- Problem requirements
Repeat only the lines below that run from the line with "Recreate this image" to the line with "xticks = [50, 100, 150, 200, 250, 300, 350]", ends included; skip every picture.
** Start of Data listing **
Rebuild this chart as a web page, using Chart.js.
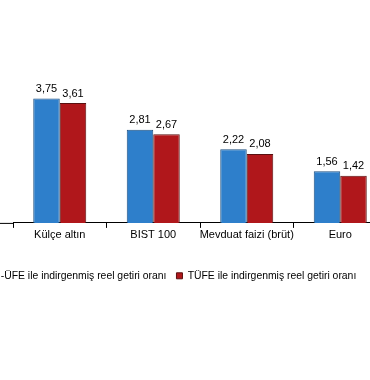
<!DOCTYPE html>
<html>
<head>
<meta charset="utf-8">
<script src="https://cdn.jsdelivr.net/npm/chart.js@4"></script>
<style>
  html, body { margin: 0; padding: 0; background: #fff; overflow: hidden; width: 370px; height: 380px; }
  #wrap { position: absolute; left: -51px; top: 0; width: 438px; height: 380px; }
</style>
</head>
<body>
<div id="wrap"><canvas id="returnsChart"></canvas></div>
<script>
  const categories = ['Külçe altın', 'BIST 100', 'Mevduat faizi (brüt)', 'Euro'];
  const ufeValues = [3.75, 2.81, 2.22, 1.56];
  const tufeValues = [3.61, 2.67, 2.08, 1.42];
  const seriesNames = ['Yİ-ÜFE ile indirgenmiş reel getiri oranı', 'TÜFE ile indirgenmiş reel getiri oranı'];

  const fontFamily = '"Liberation Sans", Arial, sans-serif';

  // value labels above the bars, turkish decimal comma
  const barLabels = {
    id: 'barLabels',
    afterDatasetsDraw(chart) {
      const ctx = chart.ctx;
      ctx.save();
      ctx.font = '11px ' + fontFamily;
      ctx.fillStyle = '#000';
      ctx.textAlign = 'center';
      ctx.textBaseline = 'bottom';
      chart.data.datasets.forEach((ds, i) => {
        chart.getDatasetMeta(i).data.forEach((bar, j) => {
          ctx.fillText(ds.data[j].toFixed(2).replace('.', ','), bar.x, bar.y - 4);
        });
      });
      ctx.restore();
    }
  };

  // axis line keeps going to the left edge
  const baseLine = {
    id: 'baseLine',
    afterDraw(chart) {
      const ctx = chart.ctx;
      const y = chart.chartArea.bottom + 0.5;
      ctx.save();
      ctx.strokeStyle = '#000';
      ctx.lineWidth = 1;
      ctx.beginPath();
      ctx.moveTo(0, y);
      ctx.lineTo(chart.chartArea.left, y);
      ctx.stroke();
      ctx.restore();
    }
  };

  Chart.defaults.font.family = fontFamily;
  Chart.defaults.font.size = 11;
  Chart.defaults.color = '#000';

  new Chart(document.getElementById('returnsChart'), {
    type: 'bar',
    data: {
      labels: categories,
      datasets: [
        {
          label: seriesNames[0],
          data: ufeValues,
          backgroundColor: '#2e7fcb',
          borderColor: '#1d4f80',
          borderWidth: 1
        },
        {
          label: seriesNames[1],
          data: tufeValues,
          backgroundColor: '#b0171b',
          borderColor: '#5a1010',
          borderWidth: 1
        }
      ]
    },
    options: {
      responsive: true,
      maintainAspectRatio: false,
      animation: false,
      datasets: {
        bar: { categoryPercentage: 0.567, barPercentage: 1 }
      },
      layout: { padding: { top: 57, bottom: 89 } },
      plugins: {
        legend: {
          position: 'bottom',
          labels: { boxWidth: 6, boxHeight: 6, padding: 10, color: '#000', font: { size: 10.4 } }
        },
        tooltip: { enabled: false }
      },
      scales: {
        x: {
          grid: { drawOnChartArea: false, tickLength: 5, color: '#000' },
          border: { color: '#000' },
          ticks: { color: '#000', padding: 0, maxRotation: 0, autoSkip: false },
          afterFit: (s) => { s.height += 19.5; }
        },
        y: {
          min: 0,
          max: 5,
          grid: { display: false },
          border: { display: false },
          ticks: { display: false },
          afterFit: (s) => { s.width = 64; }
        }
      }
    },
    plugins: [barLabels, baseLine]
  });
</script>
</body>
</html>
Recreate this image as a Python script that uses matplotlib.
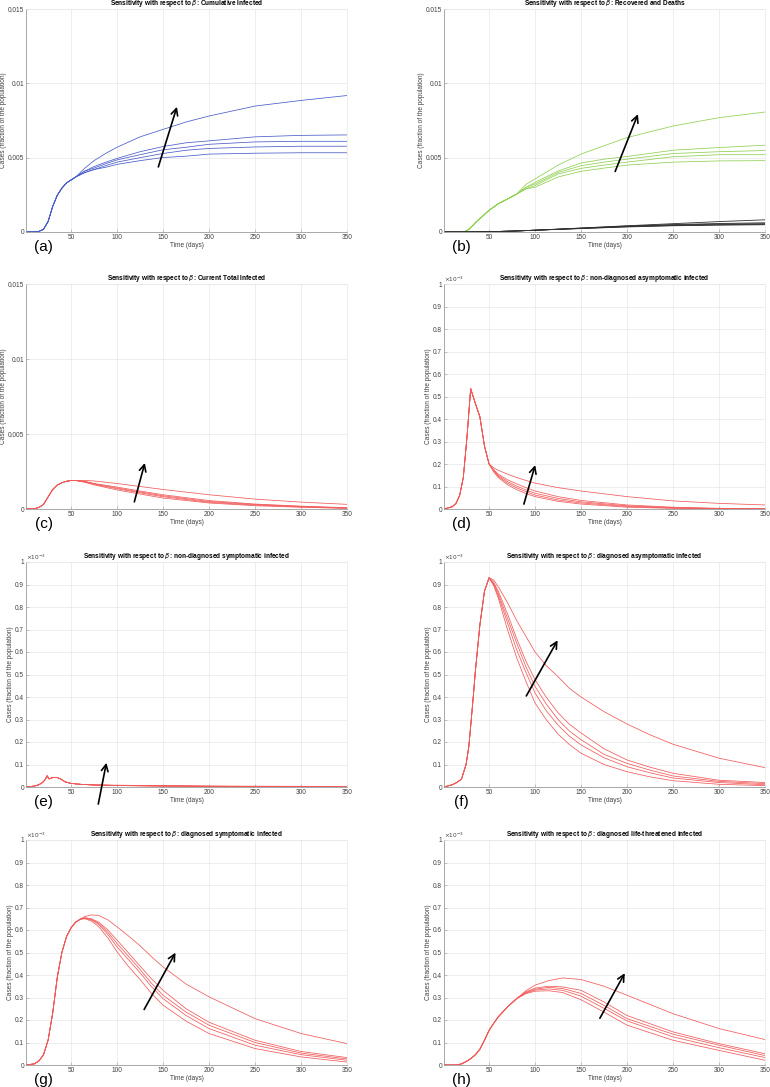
import numpy as np
import matplotlib
matplotlib.use("Agg")
import matplotlib.pyplot as plt
from matplotlib.ticker import FuncFormatter

plt.rcParams['font.family'] = ['Liberation Sans', 'DejaVu Sans']
plt.rcParams['mathtext.fontset'] = 'dejavusans'

days_max = 350
xticks = [50, 100, 150, 200, 250, 300, 350]

# (a) cumulative infected: common rise, then 5 beta values (top first)
a_t0 = [1, 10, 15, 20, 25, 30, 35, 40, 45, 50, 55]
a_y0 = [0, 0.00001, 0.00004, 0.00018, 0.0007, 0.00172, 0.00247, 0.00295, 0.0033, 0.0035, 0.0037]
a_t1 = [65, 75, 88, 100, 125, 150, 175, 200, 250, 300, 350]
a_y1 = [
    [0.0043, 0.0048, 0.0053, 0.0057, 0.0064, 0.0069, 0.0074, 0.0078, 0.00847, 0.00885, 0.00918],
    [0.0041, 0.0044, 0.0047, 0.00495, 0.0054, 0.00575, 0.0060, 0.00613, 0.0064, 0.0065, 0.00653],
    [0.0041, 0.0043, 0.0046, 0.00485, 0.0052, 0.00553, 0.0057, 0.0059, 0.00606, 0.0061, 0.0061],
    [0.0040, 0.0042, 0.00447, 0.0047, 0.0050, 0.00528, 0.0055, 0.00562, 0.00572, 0.00577, 0.00577],
    [0.0040, 0.0042, 0.00436, 0.00455, 0.0048, 0.00501, 0.0051, 0.00524, 0.0053, 0.00533, 0.00533],
]

# (b) recovered (green) and deaths (black)
b_t0 = [1, 20, 24, 28, 32, 36, 40, 45, 50, 60, 70, 80]
b_y0 = [0, 0, 0.00004, 0.00018, 0.00042, 0.00068, 0.0009, 0.00118, 0.00146, 0.0019, 0.00222, 0.00255]
b_t1 = [90, 100, 125, 150, 175, 200, 250, 300, 350]
b_y1 = [
    [0.0032, 0.00357, 0.0045, 0.00524, 0.0058, 0.00635, 0.00713, 0.00769, 0.00807],
    [0.0030, 0.00334, 0.0041, 0.00464, 0.0049, 0.00508, 0.0055, 0.00568, 0.00584],
    [0.0030, 0.00323, 0.0040, 0.00446, 0.0047, 0.0049, 0.00528, 0.0054, 0.00548],
    [0.0029, 0.00312, 0.0039, 0.00428, 0.0045, 0.0047, 0.00506, 0.0052, 0.0052],
    [0.0029, 0.00301, 0.0037, 0.00408, 0.0043, 0.0045, 0.0047, 0.00478, 0.0048],
]
deaths_t = [1, 25, 50, 75, 100, 150, 200, 250, 300, 350]
deaths = [
    [0, 0, 0.00002, 0.00006, 0.00012, 0.00027, 0.00042, 0.00056, 0.0007, 0.00082],
    [0, 0, 0.00002, 0.00006, 0.00012, 0.00026, 0.0004, 0.0005, 0.00057, 0.00062],
    [0, 0, 0.00002, 0.00006, 0.00012, 0.00025, 0.00038, 0.00047, 0.00053, 0.00056],
    [0, 0, 0.00002, 0.00006, 0.00012, 0.00024, 0.00036, 0.00044, 0.00049, 0.00052],
    [0, 0, 0.00002, 0.00006, 0.00012, 0.00023, 0.00034, 0.00042, 0.00046, 0.00049],
]

# (c) current total infected
c_t0 = [1, 10, 15, 20, 25, 30, 35, 40, 45, 50, 55]
c_y0 = [0, 0.00002, 0.0001, 0.0003, 0.0008, 0.0013, 0.0016, 0.00175, 0.00185, 0.0019, 0.0019]
c_t1 = [65, 75, 100, 125, 150, 200, 250, 300, 350]
c_y1 = [
    [0.0019, 0.00187, 0.0017, 0.0015, 0.0013, 0.00095, 0.00066, 0.00046, 0.00031],
    [0.00185, 0.0017, 0.00146, 0.0012, 0.00095, 0.00056, 0.00033, 0.00019, 0.000085],
    [0.00183, 0.00168, 0.0014, 0.00114, 0.00088, 0.0005, 0.0003, 0.00017, 0.00007],
    [0.0018, 0.00165, 0.00135, 0.00108, 0.00082, 0.00045, 0.00026, 0.000145, 0.000055],
    [0.00178, 0.00161, 0.00127, 0.001, 0.00073, 0.0004, 0.00022, 0.000115, 0.00004],
]

# panels (d)-(h) read in units of 1e-3
d_t0 = [1, 10, 14, 18, 22, 26, 30, 35, 40, 45, 50]
d_y0 = [0, 0.01, 0.025, 0.06, 0.14, 0.32, 0.535, 0.47, 0.41, 0.28, 0.2]
d_t1 = [55, 60, 70, 80, 90, 100, 125, 150, 200, 250, 300, 350]
d_y1 = [
    [0.183, 0.172, 0.155, 0.14, 0.127, 0.115, 0.095, 0.08, 0.055, 0.036, 0.025, 0.018],
    [0.175, 0.155, 0.13, 0.112, 0.095, 0.08, 0.055, 0.038, 0.018, 0.008, 0.003, 0.001],
    [0.172, 0.15, 0.122, 0.102, 0.085, 0.07, 0.047, 0.032, 0.014, 0.006, 0.002, 0.001],
    [0.169, 0.145, 0.115, 0.094, 0.077, 0.062, 0.04, 0.027, 0.011, 0.004, 0.002, 0.0005],
    [0.165, 0.14, 0.108, 0.086, 0.069, 0.055, 0.034, 0.022, 0.008, 0.003, 0.001, 0.0003],
]

e_t0 = [1, 10, 15, 19, 22, 24, 26, 30, 34, 38, 44, 50, 60, 75]
e_y0 = [0, 0.004, 0.01, 0.02, 0.034, 0.05, 0.036, 0.042, 0.043, 0.037, 0.022, 0.016, 0.012, 0.009]
e_t1 = [100, 150, 200, 250, 300, 350]
e_y1 = [
    [0.008, 0.006, 0.0045, 0.0035, 0.003, 0.0025],
    [0.007, 0.005, 0.0035, 0.002, 0.0012, 0.0006],
    [0.0068, 0.0047, 0.003, 0.0018, 0.001, 0.0005],
    [0.0066, 0.0044, 0.0027, 0.0015, 0.0008, 0.0004],
    [0.0064, 0.0041, 0.0024, 0.0012, 0.0006, 0.0003],
]

f_t0 = [1, 10, 15, 20, 25, 28, 30, 33, 35, 40, 45, 50]
f_y0 = [0, 0.01, 0.02, 0.035, 0.1, 0.18, 0.27, 0.41, 0.51, 0.72, 0.87, 0.93]
f_t1 = [55, 60, 70, 80, 90, 100, 112, 125, 137, 150, 175, 200, 225, 250, 300, 350]
f_y1 = [
    [0.92, 0.89, 0.82, 0.74, 0.67, 0.60, 0.54, 0.49, 0.44, 0.40, 0.335, 0.28, 0.232, 0.19, 0.128, 0.086],
    [0.91, 0.87, 0.77, 0.66, 0.56, 0.477, 0.40, 0.33, 0.28, 0.24, 0.17, 0.12, 0.088, 0.061, 0.03, 0.02],
    [0.905, 0.86, 0.75, 0.64, 0.535, 0.447, 0.37, 0.30, 0.25, 0.21, 0.145, 0.105, 0.075, 0.049, 0.025, 0.015],
    [0.90, 0.85, 0.73, 0.61, 0.51, 0.418, 0.34, 0.275, 0.227, 0.187, 0.13, 0.09, 0.063, 0.04, 0.02, 0.01],
    [0.895, 0.84, 0.70, 0.575, 0.47, 0.373, 0.30, 0.235, 0.19, 0.15, 0.10, 0.068, 0.045, 0.028, 0.012, 0.006],
]

g_t0 = [1, 10, 15, 20, 25, 30, 35, 40, 45, 50, 55, 60]
g_y0 = [0, 0.005, 0.018, 0.045, 0.11, 0.23, 0.39, 0.5, 0.57, 0.61, 0.635, 0.648]
g_t1 = [65, 72, 80, 90, 100, 112, 125, 137, 150, 175, 200, 250, 300, 350]
g_y1 = [
    [0.66, 0.667, 0.665, 0.645, 0.614, 0.575, 0.53, 0.483, 0.436, 0.36, 0.303, 0.206, 0.14, 0.095],
    [0.655, 0.65, 0.635, 0.6, 0.555, 0.5, 0.44, 0.385, 0.332, 0.25, 0.19, 0.11, 0.06, 0.033],
    [0.653, 0.647, 0.63, 0.59, 0.54, 0.485, 0.425, 0.365, 0.31, 0.235, 0.177, 0.10, 0.053, 0.027],
    [0.652, 0.645, 0.625, 0.58, 0.525, 0.47, 0.41, 0.35, 0.295, 0.22, 0.162, 0.088, 0.046, 0.021],
    [0.65, 0.64, 0.615, 0.565, 0.503, 0.44, 0.38, 0.32, 0.266, 0.195, 0.14, 0.073, 0.036, 0.013],
]

h_t0 = [1, 15, 20, 25, 30, 35, 40, 45, 50, 55, 60, 70, 80]
h_y0 = [0, 0, 0.005, 0.015, 0.028, 0.045, 0.07, 0.11, 0.154, 0.185, 0.214, 0.258, 0.295]
h_t1 = [90, 100, 115, 130, 150, 175, 200, 250, 300, 350]
h_y1 = [
    [0.33, 0.355, 0.375, 0.387, 0.38, 0.35, 0.31, 0.228, 0.162, 0.113],
    [0.325, 0.342, 0.35, 0.347, 0.332, 0.28, 0.22, 0.147, 0.095, 0.05],
    [0.322, 0.337, 0.345, 0.34, 0.318, 0.265, 0.206, 0.137, 0.088, 0.042],
    [0.32, 0.333, 0.338, 0.332, 0.306, 0.252, 0.196, 0.125, 0.077, 0.033],
    [0.317, 0.328, 0.33, 0.322, 0.29, 0.235, 0.177, 0.11, 0.065, 0.021],
]

titles = [
    'Cumulative Infected', 'Recovered and Deaths', 'Current Total Infected',
    'non-diagnosed asymptomatic infected', 'non-diagnosed symptomatic infected',
    'diagnosed asymptomatic infected', 'diagnosed symptomatic infected',
    'diagnosed life-threatened infected',
]
letters = ['(a)', '(b)', '(c)', '(d)', '(e)', '(f)', '(g)', '(h)']

# arrows (tail, head) in data units; small panels in 1e-3
arrows = [
    ((144, 0.0042), (166, 0.0086)),
    ((186, 0.0039), (213, 0.0081)),
    ((118, 0.0003), (131, 0.00325)),
    ((87, 0.01), (101, 0.207)),
    ((79, -0.088), (89, 0.12)),
    ((89, 0.394), (126, 0.663)),
    ((128, 0.236), (165, 0.51)),
    ((169, 0.197), (199, 0.419)),
]

red = '#f25a5a'
blue = '#4a5cc8'
green = '#8fd052'

fig = plt.figure(figsize=(7.7, 10.87), dpi=100)
W, H = 770, 1087
lefts = [26, 444]
bottoms = [232, 509, 787, 1065]
heights = [223, 225, 225, 225]
aw = 321

axes = []
for i in range(8):
    r, c = divmod(i, 2)
    ax = fig.add_axes([lefts[c] / W, 1 - bottoms[r] / H, aw / W, heights[r] / H])
    axes.append(ax)


def draw(ax, t0, y0, t1, y1, color, scale=1.0):
    for s in y1:
        ax.plot(t0 + t1, np.array(y0 + s) * scale, color=color, lw=0.55)


draw(axes[0], a_t0, a_y0, a_t1, a_y1, blue)
draw(axes[1], b_t0, b_y0, b_t1, b_y1, green)
for s in deaths:
    axes[1].plot(deaths_t, s, color='#303030', lw=0.6)
draw(axes[2], c_t0, c_y0, c_t1, c_y1, red)
draw(axes[3], d_t0, d_y0, d_t1, d_y1, red, 1e-3)
draw(axes[4], e_t0, e_y0, e_t1, e_y1, red, 1e-3)
draw(axes[5], f_t0, f_y0, f_t1, f_y1, red, 1e-3)
draw(axes[6], g_t0, g_y0, g_t1, g_y1, red, 1e-3)
draw(axes[7], h_t0, h_y0, h_t1, h_y1, red, 1e-3)

fs = 4.7
for i, ax in enumerate(axes):
    ax.set_xlim(1, days_max)
    ax.set_xticks(xticks)
    if i < 3:
        ax.set_ylim(0, 0.015)
        ax.set_yticks([0, 0.005, 0.01, 0.015])
        ax.yaxis.set_major_formatter(FuncFormatter(lambda v, p: '%g' % round(v, 4)))
        sc = 1.0
    else:
        ax.set_ylim(0, 1e-3)
        ax.set_yticks(np.arange(0, 11) * 1e-4)
        ax.yaxis.set_major_formatter(FuncFormatter(lambda v, p: '%g' % round(v * 1e3, 2)))
        ax.text(0.0, 1.0, r'$\times10^{-3}$', transform=ax.transAxes, fontsize=4.2,
                color='#404040', ha='left', va='bottom')
        sc = 1e-3
    ax.grid(True, color='#e8e8e8', lw=0.5)
    ax.set_axisbelow(True)
    for side in ['top', 'right']:
        ax.spines[side].set_color('#e8e8e8')
        ax.spines[side].set_linewidth(0.5)
    for side in ['left', 'bottom']:
        ax.spines[side].set_color('#9a9a9a')
        ax.spines[side].set_linewidth(0.6)
    ax.tick_params(direction='in', length=2, width=0.4, colors='#9a9a9a',
                   labelsize=fs, labelcolor='#404040', pad=1.5)
    ax.set_title(r'Sensitivity with respect to $\beta$: ' + titles[i],
                 fontsize=4.7, fontweight='bold', pad=0.4)
    ax.set_xlabel('Time (days)', fontsize=fs, color='#404040', labelpad=1)
    ax.set_ylabel('Cases (fraction of the population)', fontsize=fs, color='#404040', labelpad=0.5)
    ax.text(0.055, -0.068, letters[i], transform=ax.transAxes, fontsize=11,
            ha='center', va='center')
    (tx, ty), (hx, hy) = arrows[i]
    ax.annotate('', xy=(hx, hy * sc), xytext=(tx, ty * sc),
                arrowprops=dict(arrowstyle='->', color='black', lw=1.2, mutation_scale=12),
                annotation_clip=False)

fig.savefig('out.png', dpi=100)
** End of Data listing **
- Answer to the task
Recreate this image as a Python script that uses matplotlib.
import numpy as np
import matplotlib
matplotlib.use("Agg")
import matplotlib.pyplot as plt
from matplotlib.ticker import FuncFormatter

plt.rcParams['font.family'] = ['Liberation Sans', 'DejaVu Sans']
plt.rcParams['mathtext.fontset'] = 'dejavusans'

days_max = 350
xticks = [50, 100, 150, 200, 250, 300, 350]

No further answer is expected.